Published October 13, 2012
ATHENS – Greece expects to agree a new austerity package with its lenders and for the EU and IMF to bridge their differences on how to cut the country's debt by the time EU leaders meet on October 18-19, Greek Prime Minister Antonis Samaras said.
Greece is locked in talks with the European Union, European Central Bank and International Monetary Fund on a new set of spending cuts and reforms in exchange for the next tranche of loans saving the debt-crippled country from bankruptcy.
The talks have dragged on longer than expected, and Athens says it will run out of money by the end of November without the 31.5 billion euro ($40.85 billion) tranche.

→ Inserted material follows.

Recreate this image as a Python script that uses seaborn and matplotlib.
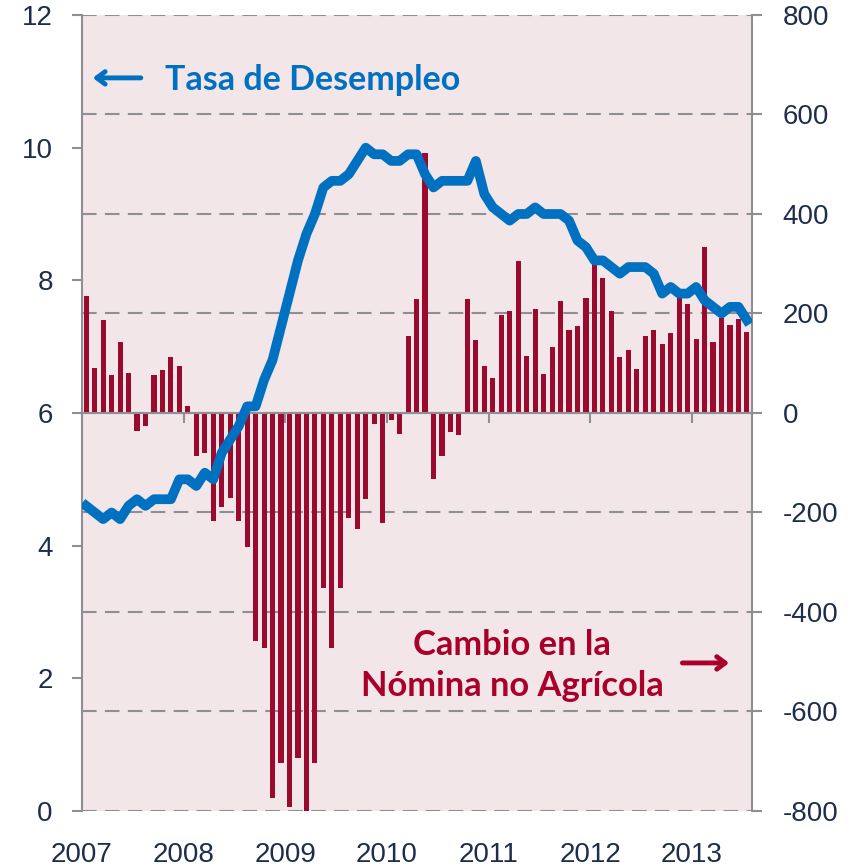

In an interview with the Sunday edition of the Greek daily Kathimerini, Samaras said he expected a deal in time for the EU summit.
"By then, two things will have happened," he said.

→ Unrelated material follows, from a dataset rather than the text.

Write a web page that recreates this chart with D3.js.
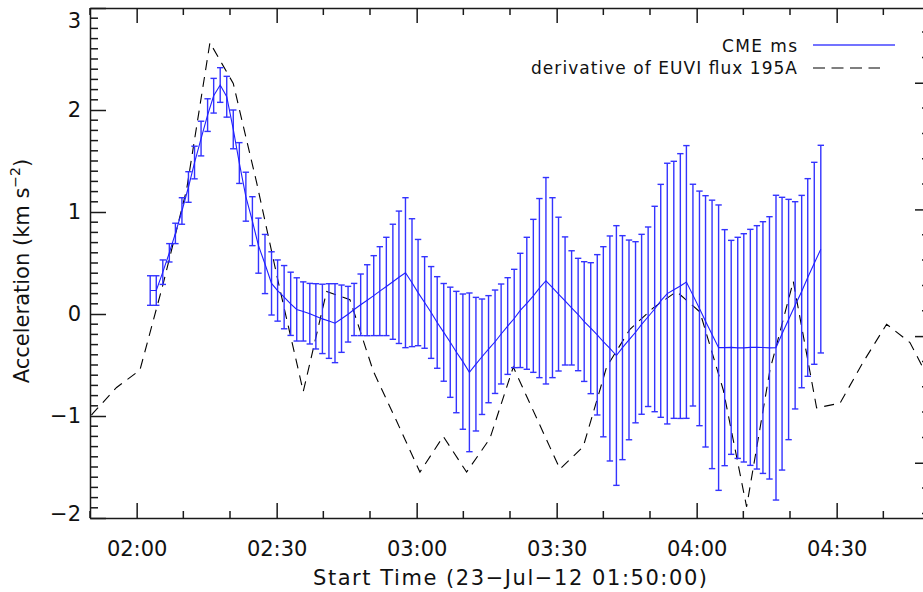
<!DOCTYPE html>
<html>
<head>
<meta charset="utf-8">
<script src="https://cdn.jsdelivr.net/npm/d3@7"></script>
<style>
  html, body { margin: 0; padding: 0; background: #fff; }
  text { font-family: "DejaVu Sans", sans-serif; fill: #111; }
</style>
</head>
<body>
<div id="chart"></div>
<script>
// minutes after 01:50:00
var cmeTime = [12.9, 14.2, 15.6, 17.0, 18.3, 19.7, 21.1, 22.4, 23.8, 25.2,
  26.5, 27.9, 29.3, 30.7, 32.0, 33.4, 34.8, 36.1, 37.5, 38.9,
  40.2, 41.6, 43.0, 44.3, 45.7, 47.1, 48.4, 49.8, 51.2, 52.5,
  53.9, 55.3, 56.6, 58.0, 59.4, 60.8, 62.1, 63.5, 64.9, 66.2,
  67.6, 69.0, 70.3, 71.7, 73.1, 74.4, 75.8, 77.2, 78.5, 79.9,
  81.3, 82.7, 84.0, 85.4, 86.8, 88.1, 89.5, 90.9, 92.2, 93.6,
  95.0, 96.3, 97.7, 99.1, 100.4, 101.8, 103.2, 104.6, 105.9, 107.3,
  108.7, 110.0, 111.4, 112.8, 114.1, 115.5, 116.9, 118.2, 119.6, 121.0,
  122.3, 123.7, 125.1, 126.5, 127.8, 129.2, 130.6, 131.9, 133.3, 134.7,
  136.0, 137.4, 138.8, 140.1, 141.5, 142.9, 144.2, 145.6, 147.0, 148.3,
  149.7, 151.1, 152.5, 153.8, 155.2, 156.6];
var cmeAcc = [0.23, 0.23, 0.41, 0.60, 0.79, 1.01, 1.245, 1.485, 1.72, 1.95,
  2.14, 2.245, 2.13, 1.81, 1.48, 1.15, 0.91, 0.67, 0.49, 0.30,
  0.23, 0.165, 0.10, 0.045, 0.025, 0.003, -0.023, -0.048, -0.069, -0.09,
  -0.046, -0.002, 0.044, 0.09, 0.135, 0.18, 0.224, 0.27, 0.316, 0.36,
  0.405, 0.307, 0.21, 0.113, 0.015, -0.083, -0.18, -0.277, -0.373, -0.467,
  -0.572, -0.492, -0.419, -0.345, -0.272, -0.196, -0.118, -0.044, 0.035, 0.105,
  0.178, 0.254, 0.326, 0.258, 0.195, 0.128, 0.06, -0.005, -0.074, -0.139,
  -0.204, -0.272, -0.338, -0.407, -0.33, -0.254, -0.179, -0.101, -0.027, 0.049,
  0.129, 0.20, 0.237, 0.274, 0.314, 0.185, 0.055, -0.072, -0.2, -0.33,
  -0.33, -0.327, -0.332, -0.332, -0.327, -0.327, -0.329, -0.332, -0.33, -0.193,
  -0.054, 0.085, 0.22, 0.358, 0.497, 0.636];
var cmeErr = [0.145, 0.145, 0.12, 0.09, 0.10, 0.13, 0.15, 0.16, 0.17, 0.16,
  0.17, 0.17, 0.20, 0.19, 0.20, 0.24, 0.24, 0.27, 0.29, 0.31,
  0.30, 0.31, 0.31, 0.31, 0.29, 0.297, 0.32, 0.34, 0.366, 0.387,
  0.33, 0.273, 0.256, 0.302, 0.348, 0.392, 0.436, 0.482, 0.564, 0.649,
  0.735, 0.627, 0.521, 0.449, 0.45, 0.449, 0.479, 0.54, 0.595, 0.663,
  0.778, 0.655, 0.566, 0.525, 0.507, 0.49, 0.474, 0.482, 0.56, 0.647,
  0.75, 0.878, 1.012, 0.882, 0.754, 0.628, 0.56, 0.551, 0.587, 0.642,
  0.786, 0.932, 1.103, 1.273, 1.098, 0.979, 0.888, 0.882, 0.88, 1.007,
  1.142, 1.278, 1.26, 1.298, 1.337, 1.087, 1.15, 1.232, 1.316, 1.399,
  1.157, 1.049, 1.084, 1.119, 1.157, 1.193, 1.234, 1.286, 1.494, 1.337,
  1.178, 1.016, 0.943, 0.969, 0.99, 1.018];

var euviTime = [-4.3, 0.7, 5.7, 10.7, 15.7, 20.7, 25.7, 30.7, 35.7, 40.7,
  45.7, 50.7, 55.7, 60.7, 65.7, 70.7, 75.7, 80.7, 85.7, 90.7,
  95.7, 100.7, 105.7, 110.7, 115.7, 120.7, 125.7, 130.7, 135.7, 140.7,
  145.7, 150.7, 155.7, 160.7, 165.7, 170.7, 175.7, 180.7];
var euviDeriv = [-1.25, -0.97, -0.72, -0.55, 0.30, 1.22, 2.66, 2.26, 1.29, 0.24,
  -0.76, 0.22, 0.14, -0.56, -1.05, -1.55, -1.20, -1.55, -1.22, -0.52,
  -1.02, -1.52, -1.30, -0.52, -0.15, 0.06, 0.22, 0.02, -0.745, -1.89,
  -0.55, 0.32, -0.92, -0.875, -0.47, -0.10, -0.28, -0.72];

var xMajor = [10, 40, 70, 100, 130, 160];
var xLabels = ["02:00", "02:30", "03:00", "03:30", "04:00", "04:30"];
var yMajor = [-2, -1, 0, 1, 2, 3];
var yLabels = ["\u22122", "\u22121", "0", "1", "2", "3"];
var rightMajor = [0, 1, 2, 3];

var width = 923, height = 592;
var pL = 90, pR = 930, pT = 8, pB = 518;
var blue = "#1f1fff";
var axisColor = "#1a1a1a";

var x = d3.scaleLinear().domain([0, 180]).range([pL, pR]);
var y = d3.scaleLinear().domain([-2, 3]).range([pB, pT]);
var y2 = d3.scaleLinear().domain([-0.436, 3.59]).range([pB, pT]);

var svg = d3.select("#chart").append("svg")
    .attr("width", width)
    .attr("height", height);

svg.append("clipPath").attr("id", "plot")
  .append("rect")
    .attr("x", pL).attr("y", pT)
    .attr("width", pR - pL).attr("height", pB - pT);

var xMinor = d3.range(0, 19).map(function(k){ return k * 10; })
    .filter(function(t){ return xMajor.indexOf(t) < 0; });
var yMinor = d3.range(-20, 31).filter(function(k){ return k % 10 != 0; })
    .map(function(k){ return k / 10; });
var rMinor = d3.range(-2, 18).filter(function(k){ return k % 5 != 0; })
    .map(function(k){ return k / 5; });

function styleAxis(g) {
  g.selectAll("path, line").attr("stroke", axisColor).attr("stroke-width", 1.5);
  g.selectAll("text").attr("font-family", "DejaVu Sans").attr("font-size", 21)
    .attr("fill", "#111");
}

// minor ticks
var minor = svg.append("g").attr("stroke", axisColor).attr("stroke-width", 1.5);
minor.selectAll("line.xb").data(xMinor).enter().append("line").attr("class", "xb")
    .attr("x1", function(d){ return x(d); }).attr("x2", function(d){ return x(d); })
    .attr("y1", pB).attr("y2", pB - 7);
minor.selectAll("line.xt").data(xMinor).enter().append("line").attr("class", "xt")
    .attr("x1", function(d){ return x(d); }).attr("x2", function(d){ return x(d); })
    .attr("y1", pT).attr("y2", pT + 7);
minor.selectAll("line.yl").data(yMinor).enter().append("line").attr("class", "yl")
    .attr("x1", pL).attr("x2", pL + 8)
    .attr("y1", function(d){ return y(d); }).attr("y2", function(d){ return y(d); });
minor.selectAll("line.yr").data(rMinor).enter().append("line").attr("class", "yr")
    .attr("x1", pR).attr("x2", pR - 8)
    .attr("y1", function(d){ return y2(d); }).attr("y2", function(d){ return y2(d); });

// major ticks and frame
svg.append("g").attr("transform", "translate(0," + pB + ")")
    .call(d3.axisBottom(x).tickValues(xMajor).tickSize(-15).tickSizeOuter(0)
      .tickPadding(23).tickFormat(function(d, i){ return xLabels[i]; }))
    .call(styleAxis);
svg.append("g").attr("transform", "translate(0," + pT + ")")
    .call(d3.axisTop(x).tickValues(xMajor).tickSize(-15).tickSizeOuter(0).tickFormat(""))
    .call(styleAxis);
var yAxisG = svg.append("g").attr("transform", "translate(" + pL + ",0)")
    .call(d3.axisLeft(y).tickValues(yMajor).tickSize(-16).tickSizeOuter(0)
      .tickPadding(9).tickFormat(function(d, i){ return yLabels[i]; }))
    .call(styleAxis);
// keep the end labels inside the frame, as the original does
yAxisG.selectAll(".tick text")
    .attr("dy", function(d){ return d == 3 ? "0.95em" : (d == -2 ? "0.1em" : "0.32em"); });
svg.append("g").attr("transform", "translate(" + pR + ",0)")
    .call(d3.axisRight(y2).tickValues(rightMajor).tickSize(-15).tickSizeOuter(0).tickFormat(""))
    .call(styleAxis);

// titles
svg.append("text")
    .attr("x", (pL + pR) / 2).attr("y", 585)
    .attr("text-anchor", "middle").attr("font-size", 21)
    .attr("textLength", 394).attr("lengthAdjust", "spacing")
    .text("Start Time (23\u2212Jul\u221212 01:50:00)");

var yt = svg.append("text")
    .attr("transform", "translate(29,271) rotate(-90)")
    .attr("text-anchor", "middle").attr("font-size", 21);
yt.append("tspan").text("Acceleration (km s");
yt.append("tspan").attr("font-size", 14).attr("dy", -9).text("\u22122");
yt.append("tspan").attr("dy", 9).text(")");

var plot = svg.append("g").attr("clip-path", "url(#plot)");

// derivative of EUVI flux
var euvi = euviTime.map(function(t, i){ return [t, euviDeriv[i]]; });
plot.append("path")
    .datum(euvi)
    .attr("fill", "none")
    .attr("stroke", "#000")
    .attr("stroke-width", 1.1)
    .attr("stroke-dasharray", "10,7")
    .attr("d", d3.line().x(function(d){ return x(d[0]); }).y(function(d){ return y(d[1]); }));

// CME error bars
var cme = cmeTime.map(function(t, i){ return {t: t, a: cmeAcc[i], e: cmeErr[i]}; });
var cap = 3.2;
var bars = plot.append("g")
    .attr("stroke", "#3333ff").attr("stroke-width", 1.4)
    .selectAll("g").data(cme).enter().append("g");
bars.append("line")
    .attr("x1", function(d){ return x(d.t); }).attr("x2", function(d){ return x(d.t); })
    .attr("y1", function(d){ return y(d.a + d.e); }).attr("y2", function(d){ return y(d.a - d.e); });
bars.append("line")
    .attr("x1", function(d){ return x(d.t) - cap; }).attr("x2", function(d){ return x(d.t) + cap; })
    .attr("y1", function(d){ return y(d.a + d.e); }).attr("y2", function(d){ return y(d.a + d.e); });
bars.append("line")
    .attr("x1", function(d){ return x(d.t) - cap; }).attr("x2", function(d){ return x(d.t) + cap; })
    .attr("y1", function(d){ return y(d.a - d.e); }).attr("y2", function(d){ return y(d.a - d.e); });

plot.append("path")
    .datum(cme)
    .attr("fill", "none")
    .attr("stroke", blue)
    .attr("stroke-width", 1.1)
    .attr("d", d3.line().x(function(d){ return x(d.t); }).y(function(d){ return y(d.a); }));

// legend
svg.append("text").attr("x", 797).attr("y", 52).attr("text-anchor", "end")
    .attr("font-size", 17).attr("textLength", 75).attr("lengthAdjust", "spacing")
    .text("CME ms");
svg.append("line").attr("x1", 813).attr("x2", 895).attr("y1", 45).attr("y2", 45)
    .attr("stroke", "#4444ff").attr("stroke-width", 1.5);
svg.append("text").attr("x", 797).attr("y", 73.5).attr("text-anchor", "end")
    .attr("font-size", 17).attr("textLength", 266).attr("lengthAdjust", "spacing")
    .text("derivative of EUVI flux 195A");
svg.append("line").attr("x1", 813).attr("x2", 880).attr("y1", 68).attr("y2", 68)
    .attr("stroke", "#000").attr("stroke-width", 1.1).attr("stroke-dasharray", "12,6.5");
</script>
</body>
</html>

"First, we will have completed in full the agreement on the fiscal and structural prior actions for the disbursement; and second, Europe and the IMF will have most likely overcome their different estimates as to how the debt sustainability will be assured."
With Greece mired in a five-year-long recession, the IMF has backed giving Athens two more years, until 2016, to hit its deficit reduction targets.
Euro zone paymaster Germany says it wants to wait for a report by officials from the EU/ECB/IMF "troika" before any decisions are taken.
The EU is also facing pressure, in part from the IMF, to restructure debts Athens owes the bloc, an uncomfortable prospect for some of Europe's leaders, notably German Chancellor Angela Merkel for whom taking losses on the debt would be politically unpalatable with an election looming next September.
Two international bailouts since 2010 worth more than 200 billion euros are keeping the Greek economy afloat, but only in exchange for steep spending cuts and tax hikes that have driven the country deeper into recession and made the task of cutting debt even harder.
Plummeting living standards and soaring unemployment have seen Greeks take to the streets in sometimes violent protest.
The new package of spending cuts being negotiated, totaling almost 12 billion euros, includes a plan to raise the retirement age from 65 to 67 and to make it quicker and cheaper for employers to dismiss workers.
But a recession that has wiped out a fifth of Greece's economic output since 2008, and which is forecast to continue for another two years, means Athens is already missing debt reduction targets agreed with its lenders.
In a report this week, the IMF said it expected Greek debt to peak at 182 percent of GDP next year and fall to 153 percent of GDP by 2017. Under the bailout plan, it is supposed to hit 120 percent by 2020.